Energy Policy - Cheaper gasoline or long-term energy security – which is more important?

by Robert Parker

A bipartisan failure
"The truth is we need a consistent energy plan in this country. It's been a bipartisan failure." That quote from Rep. Max Sandlin (D-Marshall) of Texas states the simple truth that almost everyone recognizes, but on which few are willing to compromise. With gasoline prices already at U.S. record levels and expected to go higher this summer, and large scale power outages in California and other states a painfully recent memory, consumers can hardly be blamed for worrying where the next crisis will emerge. Of particular concern is the country's national security vulnerability due to the significant reliance on Persian Gulf States oil.

Does oil alone really drive our energy policy?
Energy policy is a massively complicated issue in which everyone has a stake.
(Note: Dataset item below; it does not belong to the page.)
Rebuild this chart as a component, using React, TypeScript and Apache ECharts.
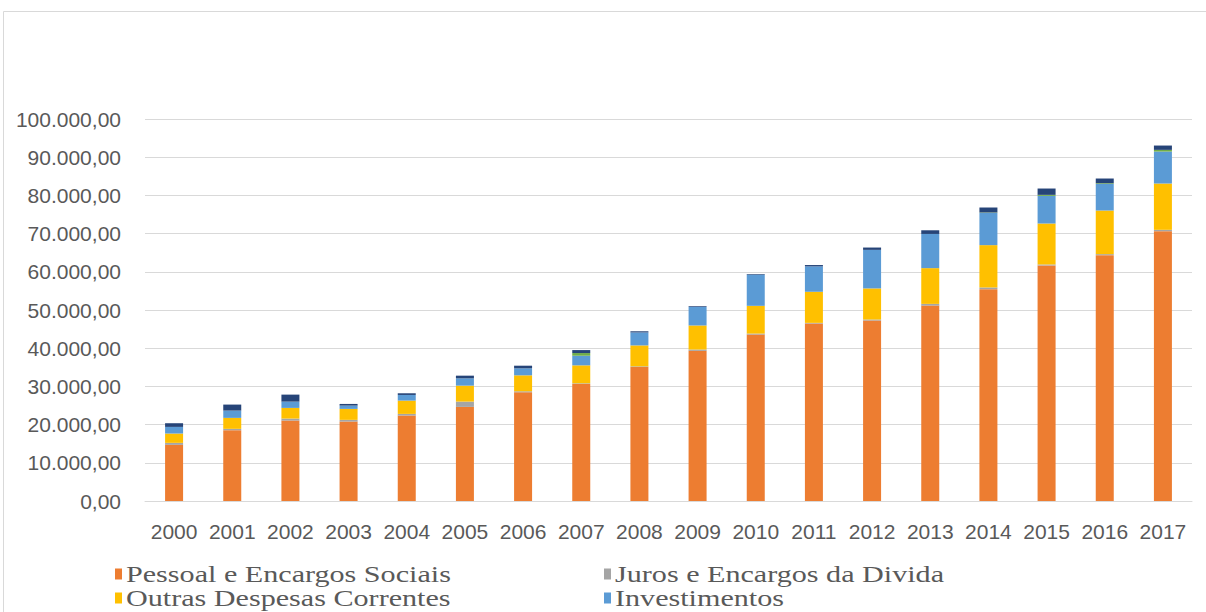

Some of the considerations in drafting such policy include electric reliability standards (modernizing production and distribution systems), streamlining administrative systems, job creation (or loss) and the economy, tax incentives, alternative energy creation and usage, the Strategic Petroleum Reserve, motor vehicle fuel efficiency and perhaps the most contentious battleground, the environment.

Recent proposal fails to break partisan political impasse
A new energy plan put forth by the Bush administration was recently defeated in the Senate through a filibuster led by Senate Democrats, after having passed in the House. Their main objection to the bill as it was presented in the Senate was protection for producers of the gasoline additive MTBE. Also, the subject of opening up the Arctic National Wildlife Refuge in Alaska for drilling, while not addressed in the Senate version, continues to be one of many friction points. The administration's plan is said to represent the first attempt at a comprehensive overhaul of our energy policy in a dozen years. Yet it appears to be going nowhere in the all-or-nothing atmosphere of partisan politics.